Compared to stone, however, it does have its downsides. As you can imagine, it doesn’t stand up to heat, stains, or cuts as well as quartz and granite countertops do. We typically recommend homeowners use butcher block as an accent piece in a kitchen that otherwise features more durable stone countertops.

Other Countertops

Here are a few other types of countertops worth discussing:

  • Stainless Steel: Like butcher block, stainless steel is better used as a stylish accent piece than an entire countertop. Steel is cold and uninviting—it often reminds people of a commercial kitchen. For all its heat- and stain-resistant properties, it also scratches relatively easily.
  • Marble: Another type of stone countertop, marble is pricier than granite or quartz, which often removes it as a contender for most large kitchen projects. It’s also less durable. If you really want the natural beauty of marble, consider using it as a bathroom vanity top, instead.
  • Laminate: While far cheaper than other types of countertops, many people are turned off by the idea of plastic countertops, which were a staple of 80s and 90s kitchens. If you opt for laminate or plastic, you may not end up adding as much value to your kitchen as you’d have liked to.

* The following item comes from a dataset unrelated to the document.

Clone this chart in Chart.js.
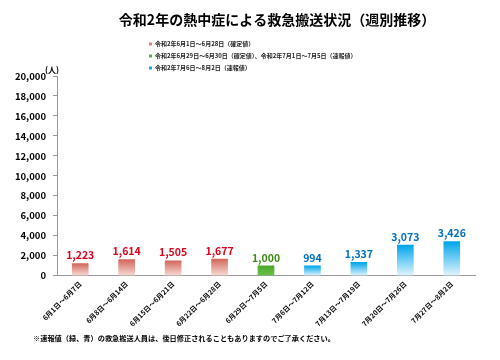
<!DOCTYPE html>
<html><head><meta charset="utf-8">
<script src="https://cdn.jsdelivr.net/npm/chart.js@4/dist/chart.umd.min.js"></script>
<style>html,body{margin:0;padding:0;background:#fff}#wrap{width:500px;height:360px;position:relative}</style>
</head><body><div id="wrap"><canvas id="c" width="500" height="360"></canvas></div>
<script>
const titleText = '令和2年の熱中症による救急搬送状況（週別推移）';
const categories = ['6月1日～6月7日','6月8日～6月14日','6月15日～6月21日','6月22日～6月28日','6月29日～7月5日','7月6日～7月12日','7月13日～7月19日','7月20日～7月26日','7月27日～8月2日'];
const values = [1223,1614,1505,1677,1000,994,1337,3073,3426];
const groups = [0,0,0,0,1,2,2,2,2];
const legendLabels = ['令和2年6月1日～6月28日（確定値）','令和2年6月29日～6月30日（確定値）、令和2年7月1日～7月5日（速報値）','令和2年7月6日～8月2日（速報値）'];
const yTicks = [0,2000,4000,6000,8000,10000,12000,14000,16000,18000,20000];
const unitLabel = '(人)';
const footnote = '※速報値（緑、青）の救急搬送人員は、後日修正されることもありますのでご了承ください。';

const FONT = "'Noto Sans CJK JP','Noto Sans',sans-serif";
const topCol = ['#d2675b','#4aa82a','#00a6ea'];
const botCol = ['#f8dcd6','#6cc24a','#e4f5fd'];
const labelCol = ['#e0001a','#3f8a14','#0070c0'];
const legendCol = ['#e0807a','#5cb03a','#1aa8e8'];

const extras = {
  id:'extras',
  afterDatasetsDraw(chart){
    const c = chart.ctx;
    const meta = chart.getDatasetMeta(0);
    c.save();
    c.font = 'bold 10.5px ' + FONT;
    c.textAlign='center'; c.textBaseline='bottom';
    meta.data.forEach((bar,i)=>{
      c.fillStyle = labelCol[groups[i]];
      c.fillText(values[i].toLocaleString('en-US'), bar.x, bar.y-3);
    });
    c.restore();
  },
  afterDraw(chart){
    const c = chart.ctx;
    c.save();
    c.fillStyle='#000';
    c.font='bold 14px ' + FONT;
    c.textAlign='center'; c.textBaseline='middle';
    c.fillText(titleText, 277, 20);
    c.font='bold 6px ' + FONT;
    c.textAlign='left';
    legendLabels.forEach((t,i)=>{
      const y = 44 + i*12;
      c.fillStyle = legendCol[i];
      c.fillRect(149, y-1.5, 3, 3);
      c.fillStyle='#222';
      c.fillText(t, 155, y);
    });
    c.font='bold 8px ' + FONT;
    c.fillStyle='#000';
    c.fillText(unitLabel, 45, 70);
    c.font='bold 7.2px ' + FONT;
    c.fillText(footnote, 33, 338);
    c.restore();
  }
};

function barGradient(ctx){
  const chart = ctx.chart;
  const g = groups[ctx.dataIndex];
  if(!chart.chartArea || !chart.scales.y) return topCol[g];
  const y0 = chart.scales.y.getPixelForValue(values[ctx.dataIndex]);
  const y1 = chart.scales.y.getPixelForValue(0);
  const grad = chart.ctx.createLinearGradient(0,y0,0,y1);
  grad.addColorStop(0, topCol[g]);
  grad.addColorStop(1, botCol[g]);
  return grad;
}

new Chart(document.getElementById('c'), {
  type:'bar',
  data:{labels:categories, datasets:[{data:values, backgroundColor:barGradient, barThickness:16, borderWidth:0}]},
  options:{
    responsive:false, animation:false, devicePixelRatio:1,
    layout:{padding:{top:76, right:25, left:12, bottom:28}},
    plugins:{legend:{display:false}, title:{display:false}, tooltip:{enabled:false}},
    scales:{
      x:{
        grid:{display:false, drawTicks:false},
        border:{display:true, color:'#999', width:1},
        ticks:{color:'#000', font:{family:FONT, size:7, weight:'bold'}, maxRotation:45, minRotation:45, padding:4, autoSkip:false}
      },
      y:{
        min:0, max:20000,
        afterBuildTicks(s){ s.ticks = yTicks.map(v=>({value:v})); },
        afterFit(s){ s.width = 45; },
        grid:{display:true, drawOnChartArea:false, drawTicks:true, tickLength:4, color:'#999'},
        border:{display:true, color:'#999', width:1},
        ticks:{color:'#000', font:{family:FONT, size:9.5, weight:'bold'}, padding:7, callback:v=>v.toLocaleString('en-US')}
      }
    }
  },
  plugins:[extras]
});
</script></body></html>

See your different countertop options

In this video, the How To Home team walks you through the pros and cons of several different countertop materials, including many of the ones reviewed above.

Select a style

Now that you’re this far into our countertops buyer’s guide, and more familiar with the many types of countertops out there, it’s time to start thinking about colors and styles. For many homeowners, this is easy enough: you probably already have a vision of your new kitchen in your head. However, if you’re open to ideas, here are some of the most popular kitchen styles found in U.S. homes:


This is probably the most common style of kitchen, simply because it marks a sort of “middle ground” between the two styles described below. Classic kitchens feature wood cabinets paired with granite or quartz countertops. While not as intentionally rustic as the farmhouse style, they also aren’t quite as cold and modern as, well, kitchens designed in the modern style.

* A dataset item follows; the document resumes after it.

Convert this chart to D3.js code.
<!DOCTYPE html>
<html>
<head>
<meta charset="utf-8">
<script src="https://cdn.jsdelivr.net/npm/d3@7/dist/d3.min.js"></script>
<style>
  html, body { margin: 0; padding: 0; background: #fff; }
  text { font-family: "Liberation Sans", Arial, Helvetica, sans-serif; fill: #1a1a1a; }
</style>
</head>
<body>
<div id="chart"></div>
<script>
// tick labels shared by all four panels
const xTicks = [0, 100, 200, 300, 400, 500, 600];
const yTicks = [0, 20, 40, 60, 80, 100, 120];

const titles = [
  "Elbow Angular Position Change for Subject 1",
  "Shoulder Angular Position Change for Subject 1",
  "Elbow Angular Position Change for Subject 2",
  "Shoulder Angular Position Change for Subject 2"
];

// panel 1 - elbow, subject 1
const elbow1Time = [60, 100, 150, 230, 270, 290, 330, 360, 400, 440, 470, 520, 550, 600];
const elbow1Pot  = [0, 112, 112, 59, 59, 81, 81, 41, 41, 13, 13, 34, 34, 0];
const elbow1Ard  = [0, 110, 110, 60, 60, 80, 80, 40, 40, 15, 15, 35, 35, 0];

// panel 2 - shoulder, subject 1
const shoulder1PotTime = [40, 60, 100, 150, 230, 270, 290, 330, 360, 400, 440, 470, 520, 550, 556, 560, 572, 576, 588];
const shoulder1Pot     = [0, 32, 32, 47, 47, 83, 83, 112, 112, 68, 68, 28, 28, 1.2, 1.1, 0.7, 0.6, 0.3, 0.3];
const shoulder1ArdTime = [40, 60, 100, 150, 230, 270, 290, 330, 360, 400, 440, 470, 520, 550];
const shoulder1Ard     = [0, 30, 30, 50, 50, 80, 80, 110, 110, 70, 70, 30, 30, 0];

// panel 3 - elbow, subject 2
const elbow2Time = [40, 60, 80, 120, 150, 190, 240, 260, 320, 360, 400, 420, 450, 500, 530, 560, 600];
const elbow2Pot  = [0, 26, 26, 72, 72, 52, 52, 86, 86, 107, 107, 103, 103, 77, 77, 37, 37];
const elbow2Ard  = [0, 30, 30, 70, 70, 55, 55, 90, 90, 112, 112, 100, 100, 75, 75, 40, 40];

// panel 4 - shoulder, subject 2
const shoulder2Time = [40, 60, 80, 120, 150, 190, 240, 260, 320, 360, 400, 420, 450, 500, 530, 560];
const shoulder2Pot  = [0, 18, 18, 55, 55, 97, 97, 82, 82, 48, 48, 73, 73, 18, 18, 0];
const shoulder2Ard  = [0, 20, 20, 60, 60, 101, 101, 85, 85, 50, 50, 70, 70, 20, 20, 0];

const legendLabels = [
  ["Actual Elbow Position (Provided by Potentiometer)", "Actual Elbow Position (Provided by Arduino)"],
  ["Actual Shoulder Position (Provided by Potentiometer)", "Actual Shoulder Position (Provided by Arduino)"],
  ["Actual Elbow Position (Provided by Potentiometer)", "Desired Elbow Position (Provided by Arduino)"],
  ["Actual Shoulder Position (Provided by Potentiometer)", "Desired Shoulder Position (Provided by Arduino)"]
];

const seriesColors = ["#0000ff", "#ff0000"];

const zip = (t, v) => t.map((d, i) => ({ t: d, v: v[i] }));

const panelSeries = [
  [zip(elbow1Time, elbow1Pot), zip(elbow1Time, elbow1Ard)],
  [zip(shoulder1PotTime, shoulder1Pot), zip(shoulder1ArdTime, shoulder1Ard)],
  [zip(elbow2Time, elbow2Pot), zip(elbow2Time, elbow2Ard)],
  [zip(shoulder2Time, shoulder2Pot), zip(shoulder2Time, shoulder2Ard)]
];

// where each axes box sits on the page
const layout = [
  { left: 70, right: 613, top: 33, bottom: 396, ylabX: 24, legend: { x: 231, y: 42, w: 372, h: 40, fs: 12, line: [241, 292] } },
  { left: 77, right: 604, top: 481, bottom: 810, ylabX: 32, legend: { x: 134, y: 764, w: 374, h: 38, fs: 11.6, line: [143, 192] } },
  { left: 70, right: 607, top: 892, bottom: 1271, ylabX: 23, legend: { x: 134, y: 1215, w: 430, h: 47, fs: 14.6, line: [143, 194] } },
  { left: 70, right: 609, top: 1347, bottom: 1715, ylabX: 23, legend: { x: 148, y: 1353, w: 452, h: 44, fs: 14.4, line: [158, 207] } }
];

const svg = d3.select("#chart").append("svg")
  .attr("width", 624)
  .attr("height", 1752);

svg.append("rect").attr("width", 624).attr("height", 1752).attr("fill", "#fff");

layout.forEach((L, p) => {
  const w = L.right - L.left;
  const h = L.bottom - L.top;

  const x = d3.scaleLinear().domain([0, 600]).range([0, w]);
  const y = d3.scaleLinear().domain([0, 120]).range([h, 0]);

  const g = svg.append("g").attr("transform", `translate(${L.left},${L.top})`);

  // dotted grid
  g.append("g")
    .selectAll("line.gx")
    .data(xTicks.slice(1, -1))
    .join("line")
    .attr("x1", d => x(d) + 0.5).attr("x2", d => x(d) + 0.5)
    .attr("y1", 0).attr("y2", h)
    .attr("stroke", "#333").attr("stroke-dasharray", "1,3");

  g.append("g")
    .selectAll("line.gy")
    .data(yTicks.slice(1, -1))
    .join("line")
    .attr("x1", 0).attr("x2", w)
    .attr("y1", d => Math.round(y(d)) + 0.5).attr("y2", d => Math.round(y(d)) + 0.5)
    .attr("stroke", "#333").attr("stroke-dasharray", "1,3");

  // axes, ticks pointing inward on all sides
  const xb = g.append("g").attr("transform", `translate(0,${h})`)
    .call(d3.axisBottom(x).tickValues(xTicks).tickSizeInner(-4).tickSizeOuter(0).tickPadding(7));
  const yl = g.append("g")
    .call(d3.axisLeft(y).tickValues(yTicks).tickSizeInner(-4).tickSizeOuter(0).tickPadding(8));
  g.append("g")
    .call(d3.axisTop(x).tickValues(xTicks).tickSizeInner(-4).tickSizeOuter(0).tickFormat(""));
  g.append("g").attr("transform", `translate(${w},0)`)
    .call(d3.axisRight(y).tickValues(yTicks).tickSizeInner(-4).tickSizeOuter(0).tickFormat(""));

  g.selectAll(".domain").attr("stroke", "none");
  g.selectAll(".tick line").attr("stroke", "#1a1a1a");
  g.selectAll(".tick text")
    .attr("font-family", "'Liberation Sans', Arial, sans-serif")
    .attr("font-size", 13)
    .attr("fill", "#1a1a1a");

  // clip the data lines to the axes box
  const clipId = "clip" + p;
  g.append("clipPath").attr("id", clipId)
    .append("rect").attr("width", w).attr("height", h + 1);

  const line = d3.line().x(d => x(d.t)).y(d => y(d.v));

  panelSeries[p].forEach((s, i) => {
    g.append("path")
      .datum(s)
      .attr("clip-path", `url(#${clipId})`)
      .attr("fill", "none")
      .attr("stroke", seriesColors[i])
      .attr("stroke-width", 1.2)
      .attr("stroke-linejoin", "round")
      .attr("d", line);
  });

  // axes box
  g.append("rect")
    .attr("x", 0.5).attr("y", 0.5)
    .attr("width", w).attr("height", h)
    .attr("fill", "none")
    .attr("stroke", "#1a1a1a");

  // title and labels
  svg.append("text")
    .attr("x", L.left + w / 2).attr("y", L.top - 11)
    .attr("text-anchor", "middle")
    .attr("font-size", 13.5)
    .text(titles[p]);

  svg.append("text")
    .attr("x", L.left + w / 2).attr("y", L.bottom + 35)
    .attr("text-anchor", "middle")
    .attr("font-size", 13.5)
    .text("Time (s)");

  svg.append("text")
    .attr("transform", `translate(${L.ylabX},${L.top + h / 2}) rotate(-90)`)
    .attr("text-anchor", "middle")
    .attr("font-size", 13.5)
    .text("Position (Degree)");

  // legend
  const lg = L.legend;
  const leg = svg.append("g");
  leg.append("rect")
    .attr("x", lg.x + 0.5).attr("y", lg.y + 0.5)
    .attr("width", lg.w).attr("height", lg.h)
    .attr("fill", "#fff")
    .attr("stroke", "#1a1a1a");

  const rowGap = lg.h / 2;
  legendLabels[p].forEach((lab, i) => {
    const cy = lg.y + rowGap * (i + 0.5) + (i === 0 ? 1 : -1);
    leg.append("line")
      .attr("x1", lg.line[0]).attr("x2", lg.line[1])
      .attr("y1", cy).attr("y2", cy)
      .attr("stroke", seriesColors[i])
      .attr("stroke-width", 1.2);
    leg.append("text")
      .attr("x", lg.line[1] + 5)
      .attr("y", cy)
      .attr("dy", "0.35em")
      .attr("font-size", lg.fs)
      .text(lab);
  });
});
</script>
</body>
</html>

True to its name, modern is contemporary and sleek. This type of kitchen features simplified design and colors—most commonly, black, white, or charcoal grey. Modern kitchens make abundant use of stainless steel: even if it’s not featured as a countertop or accent, it’s certainly used for sinks and appliances.

There’s a simplicity and modernity that makes modern kitchens really appealing to many homeowners.

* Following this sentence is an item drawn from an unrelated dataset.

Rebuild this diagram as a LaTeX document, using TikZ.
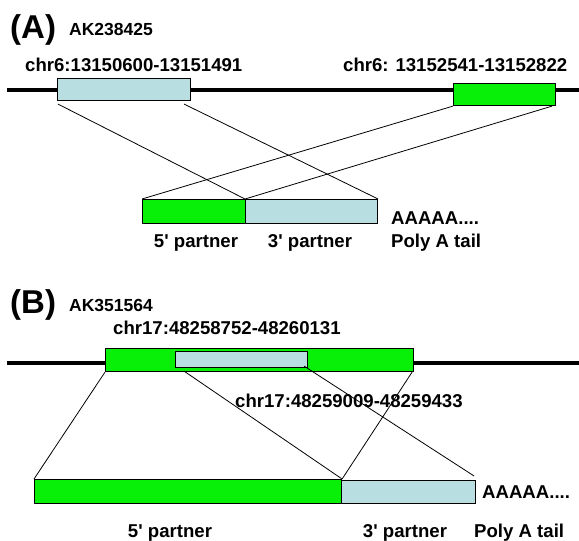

For some people, modern kitchens are just too sleek for them. They’re looking for something more warm, cozy, and inviting. They want their kitchen to remind them of the house they grew up in, or their grandparent’s home. This is why the farmhouse style is so popular right now. This down-to-earth style is evocative of country kitchens and lazy Saturday mornings.

Most farmhouse kitchens feature natural wood colors—conveyed through cabinets and a butcher block countertop accent—paired with a white ceramic sink and backsplash tile. One popular trend is to pair a white quartz or granite countertop with a butcher block kitchen island.

Work with an expert

Is this countertops buyer’s guide helping you figure out what you want your new kitchen or bathroom to look like? You’re in the perfect place to bring in a design or remodeling expert who can review your plans, provide you with constructive feedback, and—perhaps most importantly—start to help you price out your project by finding high-quality materials in your area.

If you’re looking to maximize the value boost you get out of your kitchen—or just spend less on your remodel—you’ll want to find high-quality countertops at wholesale or bulk-order prices. Talk to your contractor or designer about your options. A wholesale, direct importer in your area should have the right combination of selection and price needed to make your kitchen or bathroom dreams a reality.